** START SUPPLIED INFORMATION **
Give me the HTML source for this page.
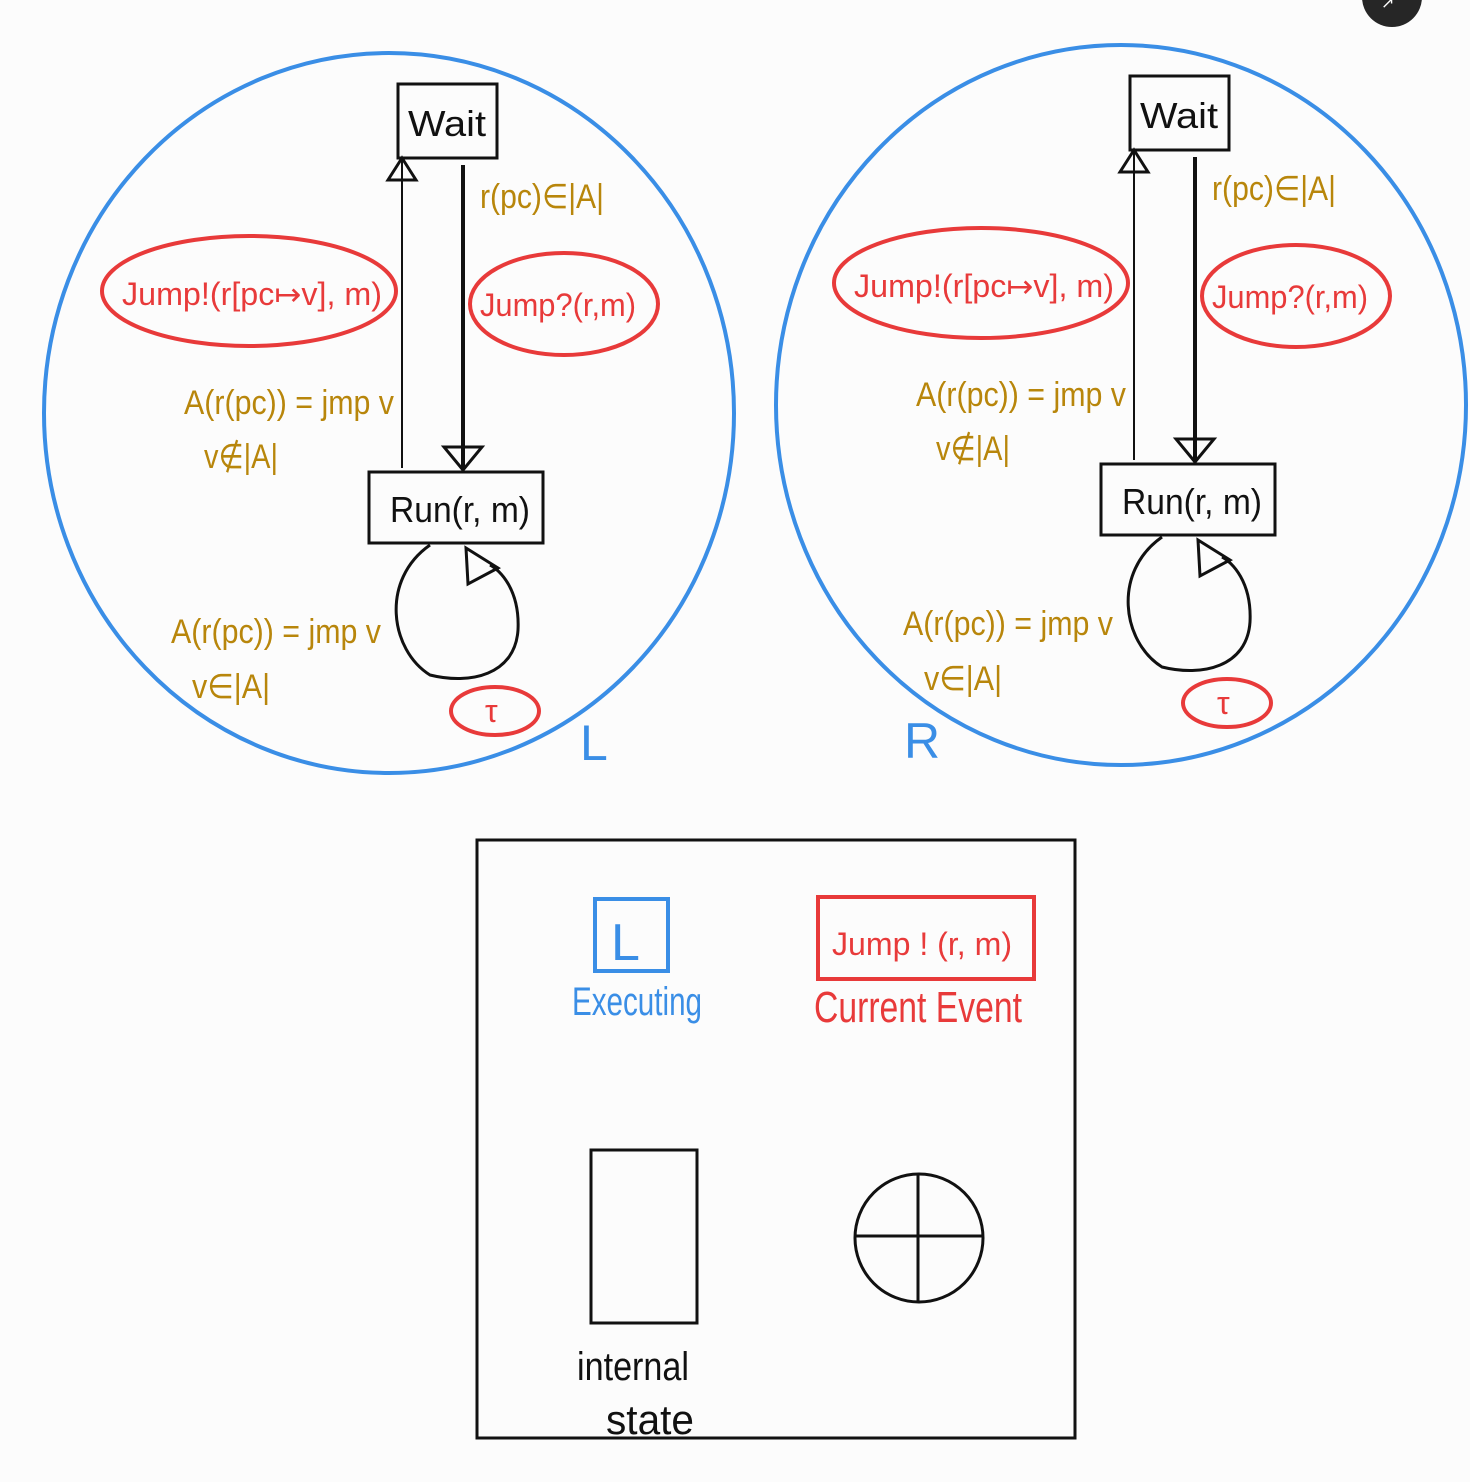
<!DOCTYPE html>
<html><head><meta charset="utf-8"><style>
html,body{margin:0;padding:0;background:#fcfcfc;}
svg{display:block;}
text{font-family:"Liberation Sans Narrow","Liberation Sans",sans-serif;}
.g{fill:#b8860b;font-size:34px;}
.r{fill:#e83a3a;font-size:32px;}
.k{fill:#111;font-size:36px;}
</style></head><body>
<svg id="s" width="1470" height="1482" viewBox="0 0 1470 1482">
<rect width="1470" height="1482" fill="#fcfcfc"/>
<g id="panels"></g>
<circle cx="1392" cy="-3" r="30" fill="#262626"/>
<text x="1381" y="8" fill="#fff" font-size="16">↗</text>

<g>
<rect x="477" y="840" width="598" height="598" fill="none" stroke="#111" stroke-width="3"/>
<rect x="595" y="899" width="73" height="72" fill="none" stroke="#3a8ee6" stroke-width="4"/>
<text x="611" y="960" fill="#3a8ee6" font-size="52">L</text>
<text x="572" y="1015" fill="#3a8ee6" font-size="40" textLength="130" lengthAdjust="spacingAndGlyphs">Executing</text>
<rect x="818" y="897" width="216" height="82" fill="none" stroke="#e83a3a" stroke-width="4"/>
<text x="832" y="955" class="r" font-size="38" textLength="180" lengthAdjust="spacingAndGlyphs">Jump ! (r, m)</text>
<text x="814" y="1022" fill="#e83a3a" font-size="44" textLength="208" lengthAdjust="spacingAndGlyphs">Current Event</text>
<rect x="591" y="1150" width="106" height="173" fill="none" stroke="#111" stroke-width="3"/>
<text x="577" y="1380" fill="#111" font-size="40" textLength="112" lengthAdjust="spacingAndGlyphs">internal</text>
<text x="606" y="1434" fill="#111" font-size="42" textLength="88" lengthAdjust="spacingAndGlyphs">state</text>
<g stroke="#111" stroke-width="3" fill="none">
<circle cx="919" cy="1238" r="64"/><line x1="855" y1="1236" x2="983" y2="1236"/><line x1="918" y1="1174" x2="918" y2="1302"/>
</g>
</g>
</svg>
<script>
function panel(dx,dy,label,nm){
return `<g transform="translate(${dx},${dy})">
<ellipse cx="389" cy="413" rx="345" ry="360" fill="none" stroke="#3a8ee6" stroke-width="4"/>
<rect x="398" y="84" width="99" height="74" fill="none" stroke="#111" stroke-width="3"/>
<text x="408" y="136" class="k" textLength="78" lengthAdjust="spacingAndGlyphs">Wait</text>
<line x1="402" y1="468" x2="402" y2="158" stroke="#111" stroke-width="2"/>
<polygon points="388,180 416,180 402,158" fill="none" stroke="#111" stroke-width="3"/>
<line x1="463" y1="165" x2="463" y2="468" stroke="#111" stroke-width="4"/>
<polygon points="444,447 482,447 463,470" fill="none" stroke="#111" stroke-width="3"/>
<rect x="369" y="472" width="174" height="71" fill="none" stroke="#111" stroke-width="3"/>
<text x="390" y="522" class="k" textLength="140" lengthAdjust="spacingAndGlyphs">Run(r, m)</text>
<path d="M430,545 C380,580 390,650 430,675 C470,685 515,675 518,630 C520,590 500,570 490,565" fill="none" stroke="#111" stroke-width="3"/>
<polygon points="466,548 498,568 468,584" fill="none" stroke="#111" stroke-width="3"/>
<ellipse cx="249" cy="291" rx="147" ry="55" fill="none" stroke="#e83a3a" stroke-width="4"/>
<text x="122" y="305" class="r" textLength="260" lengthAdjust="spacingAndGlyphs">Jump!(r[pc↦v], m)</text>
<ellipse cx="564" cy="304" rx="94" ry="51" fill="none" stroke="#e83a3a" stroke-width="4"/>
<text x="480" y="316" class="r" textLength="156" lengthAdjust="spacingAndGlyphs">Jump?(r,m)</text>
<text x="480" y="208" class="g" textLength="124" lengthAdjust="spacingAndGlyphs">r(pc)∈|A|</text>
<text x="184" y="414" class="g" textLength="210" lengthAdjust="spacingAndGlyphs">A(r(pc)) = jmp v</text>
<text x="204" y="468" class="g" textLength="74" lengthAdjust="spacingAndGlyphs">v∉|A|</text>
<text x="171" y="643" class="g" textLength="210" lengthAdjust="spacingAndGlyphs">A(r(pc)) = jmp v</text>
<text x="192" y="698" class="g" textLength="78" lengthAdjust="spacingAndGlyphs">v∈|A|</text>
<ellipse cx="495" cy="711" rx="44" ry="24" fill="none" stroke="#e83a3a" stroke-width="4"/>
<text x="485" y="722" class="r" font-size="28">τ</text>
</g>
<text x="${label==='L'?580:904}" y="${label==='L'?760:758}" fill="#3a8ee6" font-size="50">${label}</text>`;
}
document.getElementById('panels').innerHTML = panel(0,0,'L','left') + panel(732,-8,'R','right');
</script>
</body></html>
** END SUPPLIED INFORMATION **
** START SUPPLIED INFORMATION **
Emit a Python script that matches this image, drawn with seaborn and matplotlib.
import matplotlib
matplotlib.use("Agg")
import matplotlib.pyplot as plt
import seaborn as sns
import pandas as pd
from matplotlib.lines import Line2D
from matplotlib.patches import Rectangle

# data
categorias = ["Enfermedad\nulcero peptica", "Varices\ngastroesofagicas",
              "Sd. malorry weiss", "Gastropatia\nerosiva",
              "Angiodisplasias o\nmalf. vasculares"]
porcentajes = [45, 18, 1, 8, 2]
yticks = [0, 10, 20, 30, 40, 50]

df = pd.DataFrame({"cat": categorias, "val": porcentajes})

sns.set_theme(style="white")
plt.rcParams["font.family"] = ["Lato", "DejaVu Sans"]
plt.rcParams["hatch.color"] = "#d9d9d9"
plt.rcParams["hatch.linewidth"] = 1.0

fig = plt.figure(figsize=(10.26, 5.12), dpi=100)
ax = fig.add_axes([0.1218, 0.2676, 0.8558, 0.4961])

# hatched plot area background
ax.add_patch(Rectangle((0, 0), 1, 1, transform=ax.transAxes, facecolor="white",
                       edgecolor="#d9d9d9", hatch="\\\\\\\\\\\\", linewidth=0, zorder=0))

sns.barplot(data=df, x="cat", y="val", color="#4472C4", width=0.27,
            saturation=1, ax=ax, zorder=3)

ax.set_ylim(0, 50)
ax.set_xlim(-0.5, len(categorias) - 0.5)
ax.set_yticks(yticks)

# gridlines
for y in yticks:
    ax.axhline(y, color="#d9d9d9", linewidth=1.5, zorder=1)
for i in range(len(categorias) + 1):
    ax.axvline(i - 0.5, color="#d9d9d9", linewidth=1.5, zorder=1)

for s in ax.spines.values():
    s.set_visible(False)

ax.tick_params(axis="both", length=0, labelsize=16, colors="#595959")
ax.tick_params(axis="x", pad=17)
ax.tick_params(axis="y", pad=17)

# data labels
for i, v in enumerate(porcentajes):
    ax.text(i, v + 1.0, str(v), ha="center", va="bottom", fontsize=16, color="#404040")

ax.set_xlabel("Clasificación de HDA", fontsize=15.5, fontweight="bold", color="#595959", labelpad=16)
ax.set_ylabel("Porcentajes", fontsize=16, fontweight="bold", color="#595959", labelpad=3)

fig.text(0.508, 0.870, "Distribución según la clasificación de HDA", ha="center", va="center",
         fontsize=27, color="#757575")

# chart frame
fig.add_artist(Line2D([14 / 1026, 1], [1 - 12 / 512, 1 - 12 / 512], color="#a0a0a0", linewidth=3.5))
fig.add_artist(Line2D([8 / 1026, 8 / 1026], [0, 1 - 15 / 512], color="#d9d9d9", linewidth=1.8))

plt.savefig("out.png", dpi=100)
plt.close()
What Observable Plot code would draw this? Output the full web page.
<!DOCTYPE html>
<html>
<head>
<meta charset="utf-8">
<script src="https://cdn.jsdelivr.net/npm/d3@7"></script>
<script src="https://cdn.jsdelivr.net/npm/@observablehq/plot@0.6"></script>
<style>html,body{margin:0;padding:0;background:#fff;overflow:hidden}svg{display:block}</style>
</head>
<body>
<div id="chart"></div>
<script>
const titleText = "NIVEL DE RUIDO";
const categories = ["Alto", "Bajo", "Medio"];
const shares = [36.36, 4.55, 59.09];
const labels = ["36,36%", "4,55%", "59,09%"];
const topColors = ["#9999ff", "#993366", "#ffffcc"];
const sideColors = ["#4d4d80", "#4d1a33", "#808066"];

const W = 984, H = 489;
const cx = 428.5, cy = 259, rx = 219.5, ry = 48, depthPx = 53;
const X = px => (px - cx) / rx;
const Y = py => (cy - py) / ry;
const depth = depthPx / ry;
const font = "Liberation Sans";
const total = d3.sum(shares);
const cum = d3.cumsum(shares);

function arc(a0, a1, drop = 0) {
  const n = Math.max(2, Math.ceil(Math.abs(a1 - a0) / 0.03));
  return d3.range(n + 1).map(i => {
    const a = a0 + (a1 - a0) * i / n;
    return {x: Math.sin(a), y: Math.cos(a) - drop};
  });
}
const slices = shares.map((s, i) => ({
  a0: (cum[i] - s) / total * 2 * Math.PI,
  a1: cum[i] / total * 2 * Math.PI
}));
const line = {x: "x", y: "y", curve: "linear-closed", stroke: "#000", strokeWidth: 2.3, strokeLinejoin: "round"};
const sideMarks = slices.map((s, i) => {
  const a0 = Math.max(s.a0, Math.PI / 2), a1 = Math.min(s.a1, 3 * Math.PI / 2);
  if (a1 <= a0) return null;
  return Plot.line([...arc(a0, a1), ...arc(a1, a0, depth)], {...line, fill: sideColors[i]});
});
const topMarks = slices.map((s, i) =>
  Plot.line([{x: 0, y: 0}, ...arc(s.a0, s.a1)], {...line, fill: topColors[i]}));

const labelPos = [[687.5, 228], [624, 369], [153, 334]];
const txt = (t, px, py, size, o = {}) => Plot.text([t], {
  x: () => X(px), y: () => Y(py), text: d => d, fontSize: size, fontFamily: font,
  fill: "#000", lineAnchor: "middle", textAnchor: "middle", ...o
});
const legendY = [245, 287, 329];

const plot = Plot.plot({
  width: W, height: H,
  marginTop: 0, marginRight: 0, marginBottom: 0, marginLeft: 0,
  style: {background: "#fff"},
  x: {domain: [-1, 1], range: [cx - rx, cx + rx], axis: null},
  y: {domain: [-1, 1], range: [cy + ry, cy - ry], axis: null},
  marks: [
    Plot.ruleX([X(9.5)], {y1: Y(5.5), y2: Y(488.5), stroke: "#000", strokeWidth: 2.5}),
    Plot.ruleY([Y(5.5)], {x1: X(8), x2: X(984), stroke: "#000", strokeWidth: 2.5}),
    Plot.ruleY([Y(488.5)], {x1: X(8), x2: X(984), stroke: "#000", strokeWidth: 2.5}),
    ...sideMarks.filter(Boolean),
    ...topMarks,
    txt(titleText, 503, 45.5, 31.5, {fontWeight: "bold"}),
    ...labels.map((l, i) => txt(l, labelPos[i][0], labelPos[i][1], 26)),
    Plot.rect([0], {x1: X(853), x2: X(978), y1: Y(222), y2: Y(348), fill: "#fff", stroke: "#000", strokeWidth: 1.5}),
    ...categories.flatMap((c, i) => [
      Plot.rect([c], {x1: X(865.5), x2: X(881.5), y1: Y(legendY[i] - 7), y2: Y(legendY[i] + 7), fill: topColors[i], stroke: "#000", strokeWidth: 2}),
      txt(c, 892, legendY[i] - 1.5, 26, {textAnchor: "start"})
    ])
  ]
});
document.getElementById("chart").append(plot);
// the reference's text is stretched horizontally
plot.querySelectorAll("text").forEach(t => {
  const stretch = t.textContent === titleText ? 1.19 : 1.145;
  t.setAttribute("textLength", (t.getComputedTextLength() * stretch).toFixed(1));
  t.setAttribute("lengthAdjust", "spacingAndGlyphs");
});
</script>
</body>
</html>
** END SUPPLIED INFORMATION **
*SHORT PROBLEM*.
From the line with "What Observable Plot" through the line with "const cum = d3.cumsum(shares);", repeat every line exactly, both ends included, and nothing outside that range.

*RESPONSE TO THIS EXERCISE*.
What Observable Plot code would draw this? Output the full web page.
<!DOCTYPE html>
<html>
<head>
<meta charset="utf-8">
<script src="https://cdn.jsdelivr.net/npm/d3@7"></script>
<script src="https://cdn.jsdelivr.net/npm/@observablehq/plot@0.6"></script>
<style>html,body{margin:0;padding:0;background:#fff;overflow:hidden}svg{display:block}</style>
</head>
<body>
<div id="chart"></div>
<script>
const titleText = "NIVEL DE RUIDO";
const categories = ["Alto", "Bajo", "Medio"];
const shares = [36.36, 4.55, 59.09];
const labels = ["36,36%", "4,55%", "59,09%"];
const topColors = ["#9999ff", "#993366", "#ffffcc"];
const sideColors = ["#4d4d80", "#4d1a33", "#808066"];

const W = 984, H = 489;
const cx = 428.5, cy = 259, rx = 219.5, ry = 48, depthPx = 53;
const X = px => (px - cx) / rx;
const Y = py => (cy - py) / ry;
const depth = depthPx / ry;
const font = "Liberation Sans";
const total = d3.sum(shares);
const cum = d3.cumsum(shares);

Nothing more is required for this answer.